* Set exercise
Return the listing below unchanged, minus its pictures.

______________________________

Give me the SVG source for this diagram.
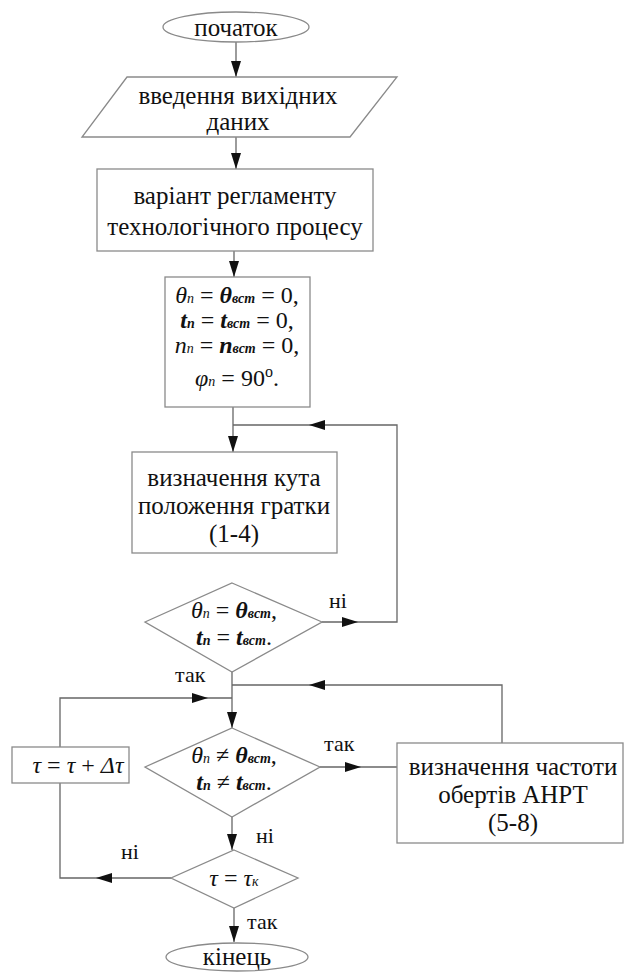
<svg xmlns="http://www.w3.org/2000/svg" width="624" height="972" viewBox="0 0 624 972" font-family="Liberation Serif, Times New Roman, serif">
<defs>
<style>
.shape{fill:#fff;stroke:#8a8a8a;stroke-width:1.3}
.conn{fill:none;stroke:#666;stroke-width:1.3}
text{font-family:"Liberation Serif","DejaVu Serif",serif}
.t{font-size:25px;fill:#111;text-anchor:middle}
.lbl{font-size:22px;fill:#111}
.f{font-size:24px;fill:#111;text-anchor:middle}
.i{font-style:italic}
.bi{font-style:italic;font-weight:bold}
.s{font-size:14px}
.ah{fill:#111;stroke:none}
</style>
<marker id="arr" markerWidth="16" markerHeight="10" refX="16" refY="5" orient="auto" markerUnits="userSpaceOnUse">
<path d="M0,0 L16,5 L0,10 Z" fill="#111"/>
</marker>
</defs>

<g id="connectors">
<line class="conn" x1="236" y1="42" x2="236" y2="77" marker-end="url(#arr)"/>
<line class="conn" x1="236" y1="137" x2="236" y2="169" marker-end="url(#arr)"/>
<line class="conn" x1="234" y1="251" x2="234" y2="277" marker-end="url(#arr)"/>
<line class="conn" x1="233" y1="407" x2="233" y2="452" marker-end="url(#arr)"/>
<polyline class="conn" points="322,622 397,622 397,425 233,425"/>
<line class="conn" x1="232" y1="672" x2="232" y2="728" marker-end="url(#arr)"/>
<polyline class="conn" points="502,743 502,685 232,685"/>
<polyline class="conn" points="171,878 60,878 60,783"/>
<polyline class="conn" points="60,747 60,698 232,698"/>
<line class="conn" x1="320" y1="767" x2="397" y2="767"/>
<line class="conn" x1="232" y1="817" x2="232" y2="850" marker-end="url(#arr)"/>
<line class="conn" x1="234" y1="908" x2="234" y2="942" marker-end="url(#arr)"/>
<path class="ah" d="M358,622 L342,617 L342,627 Z"/>
<path class="ah" d="M309,425 L325,420 L325,430 Z"/>
<path class="ah" d="M309,685 L325,680 L325,690 Z"/>
<path class="ah" d="M208,698 L192,693 L192,703 Z"/>
<path class="ah" d="M361,767 L345,762 L345,772 Z"/>
<path class="ah" d="M96,878 L112,873 L112,883 Z"/>
<text class="lbl" x="329" y="608">ні</text>
<text class="lbl" x="175" y="682">так</text>
<text class="lbl" x="324" y="751">так</text>
<text class="lbl" x="256" y="843">ні</text>
<text class="lbl" x="121" y="859">ні</text>
<text class="lbl" x="247" y="929">так</text>
</g>

<g id="start">
<ellipse class="shape" cx="236" cy="27" rx="73" ry="15"/>
<text class="t" x="236" y="36">початок</text>
</g>

<g id="input">
<polygon class="shape" points="127,77 397,77 350,137 82,137"/>
<text class="t" x="238" y="104">введення вихідних</text>
<text class="t" x="238" y="130">даних</text>
</g>

<g id="variant">
<rect class="shape" x="97" y="169" width="276" height="82"/>
<text class="t" x="235" y="204">варіант регламенту</text>
<text class="t" x="235" y="235">технологічного процесу</text>
</g>

<g id="init">
<rect class="shape" x="165" y="277" width="145" height="130"/>
<text class="f" x="237" y="303"><tspan class="i">θ</tspan><tspan class="i s">n</tspan> = <tspan class="bi">θ</tspan><tspan class="bi s">вст</tspan> = 0,</text>
<text class="f" x="237" y="328"><tspan class="bi">t</tspan><tspan class="bi s">n</tspan> = <tspan class="bi">t</tspan><tspan class="bi s">вст</tspan> = 0,</text>
<text class="f" x="237" y="353"><tspan class="i">n</tspan><tspan class="i s">n</tspan> = <tspan class="bi">n</tspan><tspan class="bi s">вст</tspan> = 0,</text>
<text class="f" x="237" y="386"><tspan class="i">φ</tspan><tspan class="i s">n</tspan> = 90<tspan font-size="16" dy="-9">o</tspan><tspan dy="9">.</tspan></text>
</g>

<g id="angle">
<rect class="shape" x="132" y="452" width="205" height="101"/>
<text class="t" x="234" y="486">визначення кута</text>
<text class="t" x="234" y="514">положення гратки</text>
<text class="t" x="234" y="542">(1-4)</text>
</g>

<g id="check1">
<polygon class="shape" points="232,583 322,622 232,672 145,622"/>
<text class="f" x="234" y="618"><tspan class="i">θ</tspan><tspan class="i s">n</tspan> = <tspan class="bi">θ</tspan><tspan class="bi s">вст</tspan>,</text>
<text class="f" x="234" y="645"><tspan class="bi">t</tspan><tspan class="bi s">n</tspan> = <tspan class="bi">t</tspan><tspan class="bi s">вст</tspan>.</text>
</g>

<g id="check2">
<polygon class="shape" points="232,728 320,767 232,817 145,767"/>
<text class="f" x="234" y="763"><tspan class="i">θ</tspan><tspan class="i s">n</tspan> ≠ <tspan class="bi">θ</tspan><tspan class="bi s">вст</tspan>,</text>
<text class="f" x="234" y="790"><tspan class="bi">t</tspan><tspan class="bi s">n</tspan> ≠ <tspan class="bi">t</tspan><tspan class="bi s">вст</tspan>.</text>
</g>

<g id="freq">
<rect class="shape" x="397" y="743" width="226" height="100"/>
<text class="t" x="513" y="775">визначення частоти</text>
<text class="t" x="513" y="803">обертів АНРТ</text>
<text class="t" x="513" y="831">(5-8)</text>
</g>

<g id="increment">
<rect class="shape" x="12" y="747" width="117" height="36"/>
<text class="f" x="78" y="773" font-size="22"><tspan class="i">τ</tspan> = <tspan class="i">τ</tspan> + <tspan class="i">Δτ</tspan></text>
</g>

<g id="check3">
<polygon class="shape" points="234,850 298,878 234,908 171,878"/>
<text class="f" x="234" y="886"><tspan class="i">τ</tspan> = <tspan class="i">τ</tspan><tspan class="i s">к</tspan></text>
</g>

<g id="end">
<ellipse class="shape" cx="237" cy="957" rx="71" ry="14"/>
<text class="t" x="237" y="965">кінець</text>
</g>
</svg>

______________________________

* Result for this task
Give me the SVG source for this diagram.
<svg xmlns="http://www.w3.org/2000/svg" width="624" height="972" viewBox="0 0 624 972" font-family="Liberation Serif, Times New Roman, serif">
<defs>
<style>
.shape{fill:#fff;stroke:#8a8a8a;stroke-width:1.3}
.conn{fill:none;stroke:#666;stroke-width:1.3}
text{font-family:"Liberation Serif","DejaVu Serif",serif}
.t{font-size:25px;fill:#111;text-anchor:middle}
.lbl{font-size:22px;fill:#111}
.f{font-size:24px;fill:#111;text-anchor:middle}
.i{font-style:italic}
.bi{font-style:italic;font-weight:bold}
.s{font-size:14px}
.ah{fill:#111;stroke:none}
</style>
<marker id="arr" markerWidth="16" markerHeight="10" refX="16" refY="5" orient="auto" markerUnits="userSpaceOnUse">
<path d="M0,0 L16,5 L0,10 Z" fill="#111"/>
</marker>
</defs>

<g id="connectors">
<line class="conn" x1="236" y1="42" x2="236" y2="77" marker-end="url(#arr)"/>
<line class="conn" x1="236" y1="137" x2="236" y2="169" marker-end="url(#arr)"/>
<line class="conn" x1="234" y1="251" x2="234" y2="277" marker-end="url(#arr)"/>
<line class="conn" x1="233" y1="407" x2="233" y2="452" marker-end="url(#arr)"/>
<polyline class="conn" points="322,622 397,622 397,425 233,425"/>
<line class="conn" x1="232" y1="672" x2="232" y2="728" marker-end="url(#arr)"/>
<polyline class="conn" points="502,743 502,685 232,685"/>
<polyline class="conn" points="171,878 60,878 60,783"/>
<polyline class="conn" points="60,747 60,698 232,698"/>
<line class="conn" x1="320" y1="767" x2="397" y2="767"/>
<line class="conn" x1="232" y1="817" x2="232" y2="850" marker-end="url(#arr)"/>
<line class="conn" x1="234" y1="908" x2="234" y2="942" marker-end="url(#arr)"/>
<path class="ah" d="M358,622 L342,617 L342,627 Z"/>
<path class="ah" d="M309,425 L325,420 L325,430 Z"/>
<path class="ah" d="M309,685 L325,680 L325,690 Z"/>
<path class="ah" d="M208,698 L192,693 L192,703 Z"/>
<path class="ah" d="M361,767 L345,762 L345,772 Z"/>
<path class="ah" d="M96,878 L112,873 L112,883 Z"/>
<text class="lbl" x="329" y="608">ні</text>
<text class="lbl" x="175" y="682">так</text>
<text class="lbl" x="324" y="751">так</text>
<text class="lbl" x="256" y="843">ні</text>
<text class="lbl" x="121" y="859">ні</text>
<text class="lbl" x="247" y="929">так</text>
</g>

<g id="start">
<ellipse class="shape" cx="236" cy="27" rx="73" ry="15"/>
<text class="t" x="236" y="36">початок</text>
</g>

<g id="input">
<polygon class="shape" points="127,77 397,77 350,137 82,137"/>
<text class="t" x="238" y="104">введення вихідних</text>
<text class="t" x="238" y="130">даних</text>
</g>

<g id="variant">
<rect class="shape" x="97" y="169" width="276" height="82"/>
<text class="t" x="235" y="204">варіант регламенту</text>
<text class="t" x="235" y="235">технологічного процесу</text>
</g>

<g id="init">
<rect class="shape" x="165" y="277" width="145" height="130"/>
<text class="f" x="237" y="303"><tspan class="i">θ</tspan><tspan class="i s">n</tspan> = <tspan class="bi">θ</tspan><tspan class="bi s">вст</tspan> = 0,</text>
<text class="f" x="237" y="328"><tspan class="bi">t</tspan><tspan class="bi s">n</tspan> = <tspan class="bi">t</tspan><tspan class="bi s">вст</tspan> = 0,</text>
<text class="f" x="237" y="353"><tspan class="i">n</tspan><tspan class="i s">n</tspan> = <tspan class="bi">n</tspan><tspan class="bi s">вст</tspan> = 0,</text>
<text class="f" x="237" y="386"><tspan class="i">φ</tspan><tspan class="i s">n</tspan> = 90<tspan font-size="16" dy="-9">o</tspan><tspan dy="9">.</tspan></text>
</g>

<g id="angle">
<rect class="shape" x="132" y="452" width="205" height="101"/>
<text class="t" x="234" y="486">визначення кута</text>
<text class="t" x="234" y="514">положення гратки</text>
<text class="t" x="234" y="542">(1-4)</text>
</g>

<g id="check1">
<polygon class="shape" points="232,583 322,622 232,672 145,622"/>
<text class="f" x="234" y="618"><tspan class="i">θ</tspan><tspan class="i s">n</tspan> = <tspan class="bi">θ</tspan><tspan class="bi s">вст</tspan>,</text>
<text class="f" x="234" y="645"><tspan class="bi">t</tspan><tspan class="bi s">n</tspan> = <tspan class="bi">t</tspan><tspan class="bi s">вст</tspan>.</text>
</g>

<g id="check2">
<polygon class="shape" points="232,728 320,767 232,817 145,767"/>
<text class="f" x="234" y="763"><tspan class="i">θ</tspan><tspan class="i s">n</tspan> ≠ <tspan class="bi">θ</tspan><tspan class="bi s">вст</tspan>,</text>
<text class="f" x="234" y="790"><tspan class="bi">t</tspan><tspan class="bi s">n</tspan> ≠ <tspan class="bi">t</tspan><tspan class="bi s">вст</tspan>.</text>
</g>

<g id="freq">
<rect class="shape" x="397" y="743" width="226" height="100"/>
<text class="t" x="513" y="775">визначення частоти</text>
<text class="t" x="513" y="803">обертів АНРТ</text>
<text class="t" x="513" y="831">(5-8)</text>
</g>

<g id="increment">
<rect class="shape" x="12" y="747" width="117" height="36"/>
<text class="f" x="78" y="773" font-size="22"><tspan class="i">τ</tspan> = <tspan class="i">τ</tspan> + <tspan class="i">Δτ</tspan></text>
</g>

<g id="check3">
<polygon class="shape" points="234,850 298,878 234,908 171,878"/>
<text class="f" x="234" y="886"><tspan class="i">τ</tspan> = <tspan class="i">τ</tspan><tspan class="i s">к</tspan></text>
</g>

<g id="end">
<ellipse class="shape" cx="237" cy="957" rx="71" ry="14"/>
<text class="t" x="237" y="965">кінець</text>
</g>
</svg>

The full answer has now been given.